Weird Al Yankovic, who brought his song parodies to the Beacon Theater on Sunday night, belongs to an era when no form of entertainment stands alone. In a merrily recursive tangle, songs become videos shown on television to promote movies gaining attention for albums connected to tours and T-shirt sales.

Mr. Yankovic isn't the biggest, the most ingenious or the wildest purveyor of cross-marketing efforts, but he may well be the most persistent. In a career fertilized by MTV, he has been lightly mocking entertainment products for two decades.

Like Mad magazine he has no particular animus; he's after silliness, not pointed satire. He latches onto a pop hit, copies the costumes from the video and comes up with an alternate set of lyrics.

Onstage he and his band changed costumes for nearly every song. He was a writhing Trent Reznor worried about ''Germs,'' a mumbling Kurt Cobain and a mock Elvis handing scarves to fans as he performed a suffering love song: ''I'd rather rip out my intestines with a fork,'' he sang, holding up a fork, ''than watch you go out with other men.''

Parodies take time, and Mr. Yankovic has a problem staying current amid pop's ever-shrinking careers. Pop circa 1999 begs for lampoons of Ricky Martin and Limp Bizkit, but Mr. Yankovic was still singing about Eddie Vedder.
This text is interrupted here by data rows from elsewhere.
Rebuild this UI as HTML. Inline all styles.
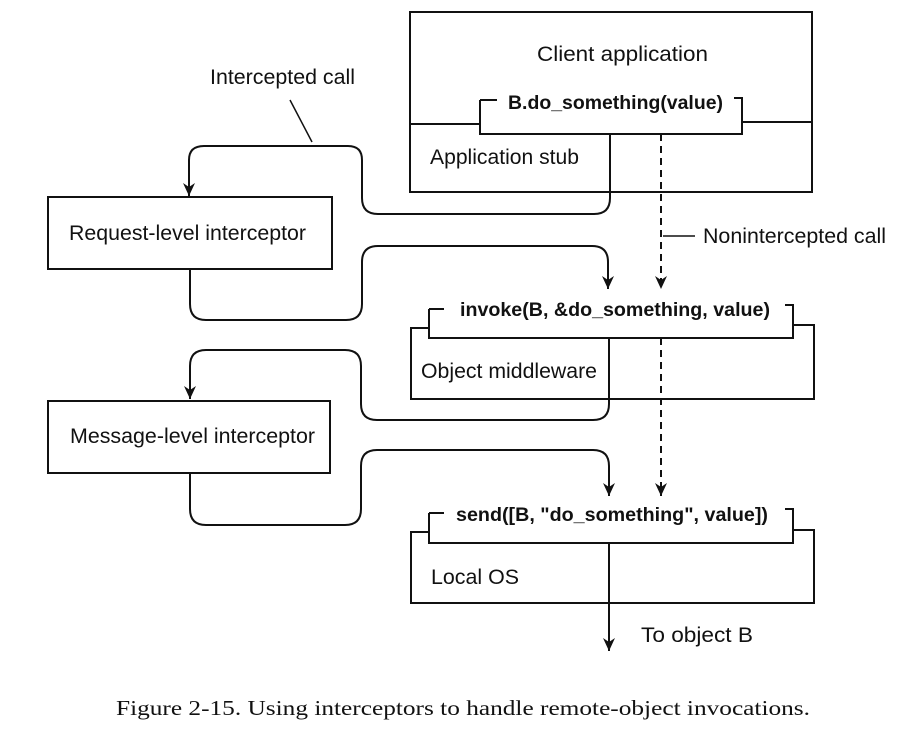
<!DOCTYPE html>
<html><head><style>
body{margin:0;background:#fff;}
svg{display:block}
text{font-family:"Liberation Sans",Arial,sans-serif;fill:#111}
.b{font-weight:bold;font-size:19px}
.n{font-size:21px}
</style></head><body>
<svg width="900" height="729" viewBox="0 0 900 729">
<defs>
<marker id="d" markerWidth="12" markerHeight="14" refX="6" refY="13" orient="0" markerUnits="userSpaceOnUse"><path d="M0,0 L6,13 L12,0 L6,4 Z" fill="#111"/></marker></defs>
<g fill="none" stroke="#111" stroke-width="2">
<path d="M410,12 H812 V192 H410 Z"/>
<path d="M410,124 H480 M742,122 H812"/>
<path d="M480,100 V134 H742 V98 H734 M480,100 H497"/>
<path d="M429,328 H411 V399 H814 V325 H793"/>
<path d="M429,309 V338 H793 V305 H785 M429,309 H444"/>
<path d="M429,532 H411 V603 H814 V530 H793"/>
<path d="M429,513 V543 H793 V509 H785 M429,513 H444"/>
<rect x="48" y="197" width="284" height="72"/>
<rect x="48" y="401" width="282" height="72"/>
<path d="M610,134 V198 Q610,214 594,214 H378 Q362,214 362,198 V160 Q362,146 348,146 H204 Q189,146 189,160 V196" marker-end="url(#d)"/>
<path d="M190,269 V304 Q190,320 206,320 H346 Q362,320 362,304 V262 Q362,246 378,246 H592 Q608,246 608,262 V289" marker-end="url(#d)"/>
<path d="M609,338 V404 Q609,420 593,420 H377 Q361,420 361,404 V366 Q361,350 345,350 H206 Q190,350 190,366 V399" marker-end="url(#d)"/>
<path d="M190,473 V509 Q190,525 206,525 H345 Q361,525 361,509 V466 Q361,450 377,450 H593 Q609,450 609,466 V496" marker-end="url(#d)"/>
<path d="M609,543 V651" marker-end="url(#d)"/>
<path d="M661,134 V289" stroke-dasharray="7,5" marker-end="url(#d)"/>
<path d="M661,338 V496" stroke-dasharray="7,5" marker-end="url(#d)"/>
<path d="M663,236 H695" stroke-width="1.5"/>
<path d="M290,100 L312,142" stroke-width="1.5"/>
</g>
<g lengthAdjust="spacingAndGlyphs">
<text x="537" y="61" class="n" textLength="171" lengthAdjust="spacingAndGlyphs">Client application</text>
<text x="508" y="109" class="b" textLength="215" lengthAdjust="spacingAndGlyphs">B.do_something(value)</text>
<text x="430" y="164" class="n" textLength="149" lengthAdjust="spacingAndGlyphs">Application stub</text>
<text x="210" y="84" class="n" textLength="145" lengthAdjust="spacingAndGlyphs">Intercepted call</text>
<text x="69" y="240" class="n" textLength="237" lengthAdjust="spacingAndGlyphs">Request-level interceptor</text>
<text x="703" y="243" class="n" textLength="183" lengthAdjust="spacingAndGlyphs">Nonintercepted call</text>
<text x="460" y="316" class="b" textLength="310" lengthAdjust="spacingAndGlyphs">invoke(B, &amp;do_something, value)</text>
<text x="421" y="378" class="n" textLength="176" lengthAdjust="spacingAndGlyphs">Object middleware</text>
<text x="70" y="443" class="n" textLength="245" lengthAdjust="spacingAndGlyphs">Message-level interceptor</text>
<text x="456" y="521" class="b" textLength="312" lengthAdjust="spacingAndGlyphs">send([B, "do_something", value])</text>
<text x="431" y="584" class="n" textLength="88" lengthAdjust="spacingAndGlyphs">Local OS</text>
<text x="641" y="642" class="n" textLength="112" lengthAdjust="spacingAndGlyphs">To object B</text>
<text x="116" y="715" style="font-family:'Liberation Serif',serif;font-size:21px" textLength="694" lengthAdjust="spacingAndGlyphs">Figure 2-15.  Using  interceptors  to handle  remote-object   invocations.</text>
</g>
</svg>
</body></html>
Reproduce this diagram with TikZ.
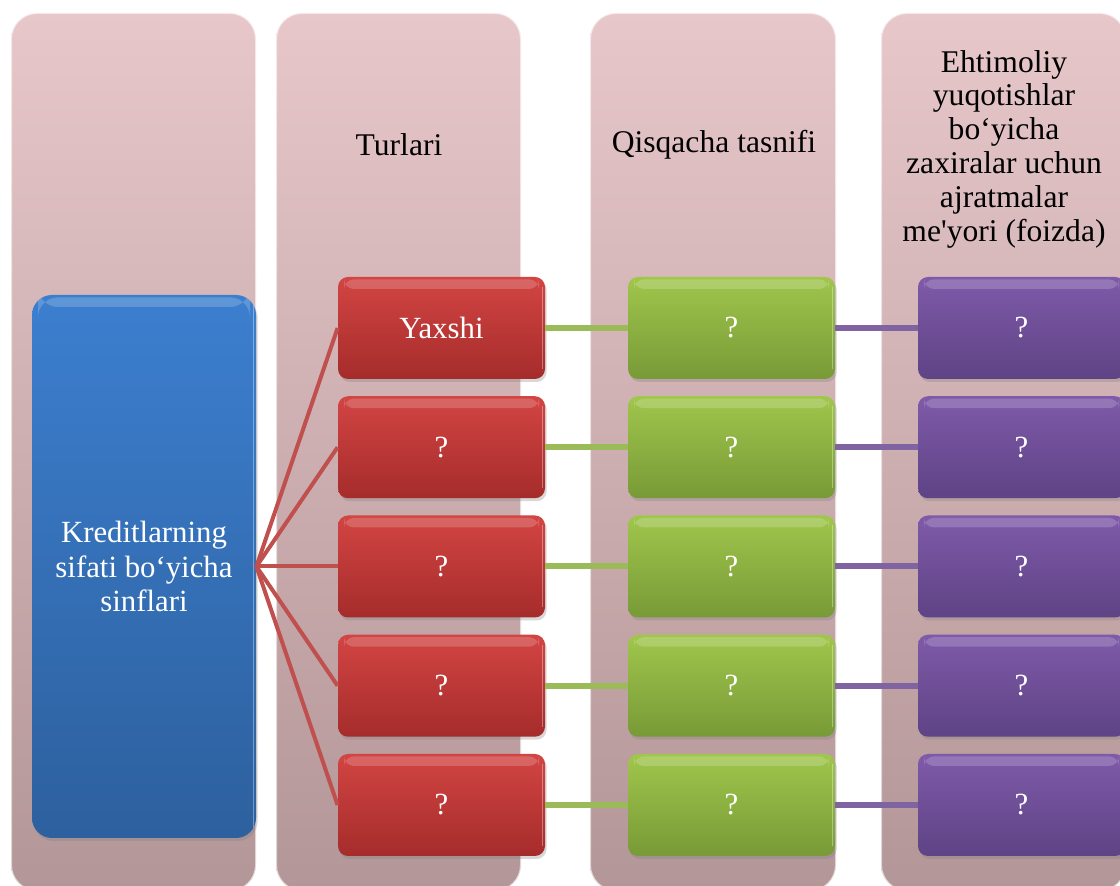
\documentclass[tikz,border=0pt]{standalone}
\usepackage{fontspec}
\setmainfont{Liberation Serif}[Ligatures=TeXOff]
\usetikzlibrary{shadows}
\definecolor{colTop}{HTML}{E7C7CA}
\definecolor{colBot}{HTML}{B39697}
\definecolor{redTop}{HTML}{D24543}
\definecolor{redBot}{HTML}{A52C2B}
\definecolor{grnTop}{HTML}{A0C64C}
\definecolor{grnBot}{HTML}{789A37}
\definecolor{purTop}{HTML}{7F5AA9}
\definecolor{purBot}{HTML}{5E4385}
\definecolor{bluTop}{HTML}{3C7FCF}
\definecolor{bluBot}{HTML}{2D609E}
\definecolor{redLine}{HTML}{C0504D}
\definecolor{grnLine}{HTML}{9BBB59}
\definecolor{purLine}{HTML}{8064A2}
\begin{document}
\begin{tikzpicture}[x=0.5pt,y=-0.5pt,
  colbox/.style={rectangle, rounded corners=13pt, top color=colTop, bottom color=colBot,
    draw=white, draw opacity=0.6, line width=1pt, minimum width=122.5pt, minimum height=439pt, inner sep=0pt},
  head/.style={font=\fontsize{15.8}{16.9}\selectfont, text=black, align=center},
  gloss/.style={path picture={
    \fill[white,opacity=.18] ([xshift=3pt,yshift=-1.2pt]path picture bounding box.north west) rectangle ([xshift=-3pt,yshift=-6pt]path picture bounding box.north east);
    \draw[white,opacity=.35,line width=0.8pt] ([xshift=-1.2pt,yshift=-5pt]path picture bounding box.north east) -- ([xshift=-1.2pt,yshift=5pt]path picture bounding box.south east);}},
  box/.style={rectangle, rounded corners=5pt, minimum width=103.5pt, minimum height=51pt, inner sep=0pt,
    text=white, font=\fontsize{15.4}{17.2}\selectfont, align=center, gloss,
    drop shadow={shadow xshift=0.8pt, shadow yshift=-1.5pt, opacity=.3}},
  redbox/.style={box, top color=redTop, bottom color=redBot},
  grnbox/.style={box, top color=grnTop, bottom color=grnBot},
  purbox/.style={box, top color=purTop, bottom color=purBot},
  redline/.style={draw=redLine, line width=2pt},
  grnline/.style={draw=grnLine, line width=3pt},
  purline/.style={draw=purLine, line width=3pt}]
\useasboundingbox (0,0) rectangle (1120,886);
\clip (0,0) rectangle (1120,886);
\fill[white] (0,0) rectangle (1120,886);
% columns
\node[colbox] (c1) at (133.5,452) {};
\node[colbox] (c2) at (398.5,452) {};
\node[colbox, minimum width=123pt] (c3) at (713,452) {};
\node[colbox] (c4) at (1003.5,452) {};
% headers
\node[head] (h2) at (399,145) {Turlari};
\node[head] (h3) at (714,145) {Qisqacha tasnifi};
\node[head] (h4) at (1004,149) {Ehtimoliy\\yuqotishlar\\bo‘yicha\\zaxiralar uchun\\ajratmalar\\me'yori (foizda)};
% main box
\node[box, top color=bluTop, bottom color=bluBot, minimum width=112pt, minimum height=271.5pt, rounded corners=10pt,
  font=\fontsize{15.4}{17.3}\selectfont] (main) at (144,566.5) {Kreditlarning\\sifati bo‘yicha\\sinflari};
% rows
\foreach \i/\yy/\t in {1/328/Yaxshi,2/447.25/?,3/566.5/?,4/685.75/?,5/805/?}{
  \node[redbox] (r\i) at (441.5,\yy) {\t};
  \node[grnbox] (g\i) at (731.5,\yy) {?};
  \node[purbox] (p\i) at (1021.5,\yy) {?};
}
% connectors
\foreach \i in {1,...,5}{
  \draw[redline] (main.east) -- (r\i.west);
  \draw[grnline] (r\i.east) -- (g\i.west);
  \draw[purline] (g\i.east) -- (p\i.west);
}
\end{tikzpicture}
\end{document}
Mr. Yankovic's recurring jokes are the polka and food. Michael Jackson's ''Bad'' became ''Fat,'' Alanis Morissette's ''Thank U'' had its lyrics replaced by fast-food jingles. He's better when he warps a song's context: turning Coolio's ''Gangsta Paradise'' into ''Amish Paradise'' or remaking Madonna's ''Like a Virgin'' as ''Like a Surgeon.'' In the best song on Mr. Yankovic's 1999 album ''Running with Scissors'' (Volcano), Puff Daddy's ''It's All About the Benjamins'' becomes ''It's All About the Pentiums,'' exchanging hip-hop boasts for geek pride: ''While your computer's crashin', mine's multitaskin'.''

He and his fans seemed happiest when he did his own media tie-ins, using a pop tune to sing about a movie or television show. He recast Barenaked Ladies' ''One Week'' as a tribute to Jerry Springer and had two ''Star Wars'' summaries: ''Yoda,'' set to the Kinks' ''Lola,'' and ''The Saga Begins,'' retelling ''The Phantom Menace'' to Don McLean's ''American Pie.'' Among the video clips between songs were mentions of Mr. Yankovic from David Letterman and ''The Flintstones,'' the proof, finally, that he's a media figure in his own right.